Succession dynastique à la secte Moon
religion
Rencontre avec Hyung Jin-moon désigné pour reprendre les destinées d’un mouvement créé en 1935 par son père Sun Myung-moon
«Je suis plutôt jeune», admet avec un sourire timide Hyung Jin-moon qui ne fait pas ses 30 ans. Le gros pendentif doré de l’Eglise de l’Unification battant sur le torse accentue l’allure frêle du benjamin de la famille. C’est pourtant bien lui qui a été désigné pour reprendre les destinées d’un mouvement de plusieurs millions d’adeptes de par le monde qui excite toutes les imaginations: la secte Moon. Car, âgé de 89 ans, le révérend Moon prépare la relève et a choisi le plus jeune de ses fils pour reprendre les destinées spirituelles de son empire.

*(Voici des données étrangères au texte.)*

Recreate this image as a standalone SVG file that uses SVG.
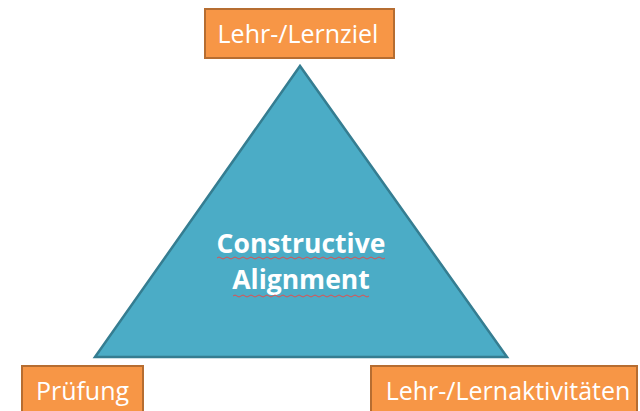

D’entrée, il marque le fossé infranchissable qui le sépare du père: «Lui, c’est un Messie, moi je ne suis qu’un employé.» Mais derrière la voix douce de l’ancien étudiant de Harvard se cache la volonté d’imposer sa marque. Et d’adapter l’entreprise familiale lancée en 1954 aux besoins du marché spirituel du XXIe siècle. Depuis son arrivée à Séoul en provenance de New York, le fils du Messie tente de donner un coup de jeune à un mouvement en perte de vitesse sur la terre de ses ancêtres. «Quand je suis arrivé, l’Eglise coréenne n’était pas bien gérée. Le nombre de nos membres déclinait», reconnaît le dauphin qui a plaidé pour un traitement de choc afin de sauver l’affaire familiale.
Avec l’aide de son frère chargé de Tongil Group, la branche économique du mouvement, Hyung Jin- moon a mandaté le cabinet de conseil Deloitte pour établir des règles de «transparence financière». Un point brûlant quand on sait que les membres doivent donner au moins 10% de leurs revenus au mouvement, «selon les principes bibliques». Des ressources à la base d’un empire économique qui inclut des hôtels à Manhattan, l’agence de presse internationale UPI, le quotidien Washington Times, une station de ski ou les réseaux d’approvisionnement américain de… sushis!
Les donations financent le futur quartier général mondial qui sera inauguré au début de l’année prochaine au centre de Séoul et symbolisera les habits neufs de la secte. Un investissement de 100 millions de dollars, au cœur de la stratégie de rénovation des infrastructures engagée par Hyung Jin-moon. Objectif: des centres plus spacieux offrant aux membres toutes les facilités «modernes». Et des écoles pour «former» les enfants dès le plus jeune âge.
Révolution en marche
Il est loin ce dimanche de Pâques 1935 où Jésus est apparu à Sun Myung-moon pour lui demander de «terminer le travail» en établissant le royaume de Dieu sur terre. La stratégie de son fils est de remettre au goût du jour un mouvement dont la notoriété décolla durant la vague hippie des années 1960 grâce aux mariages collectifs organisés par l’entremetteur suprême, le révérend Moon. Des cérémonies spectaculaires dont la dernière en date, le 13 octobre, a impliqué plus de 40 000 personnes à travers le monde. Mais derrière les images colorées, une révolution est en marche: la fin des mariages imposés. «Seul mon père, le Messie, peut former des couples», explique Hyung Jin-moon, au côté de Yeonah, son épouse qui fut choisie par son père à l’âge de 18 ans. «Ce fut une totale surprise pour moi», se souvient la jeune femme qui découvrit son mari le jour des fiançailles. Désormais, la secte organise des rencontres entre les membres «pour qu’ils puissent se connaître» avant le mariage.
«Toutes les religions ont connu des conflits à la mort de leur fondateur. La secte Moon n’échappe pas à la règle», rappelle le spécialiste Mickael Breen. Si le patriarche restera capitaine jusqu’au bout, la menace de rivalités plane du fait d’une division des responsabilités entre les différents enfants. Car si Hyung Jin-moon a reçu l’onction spirituelle, il ne contrôle pas l’empire économique dirigé par son grand frère, et c’est sa sœur Tatiana qui reprend en main l’Eglise américaine. «Il y a un risque», concède le fils du Messie.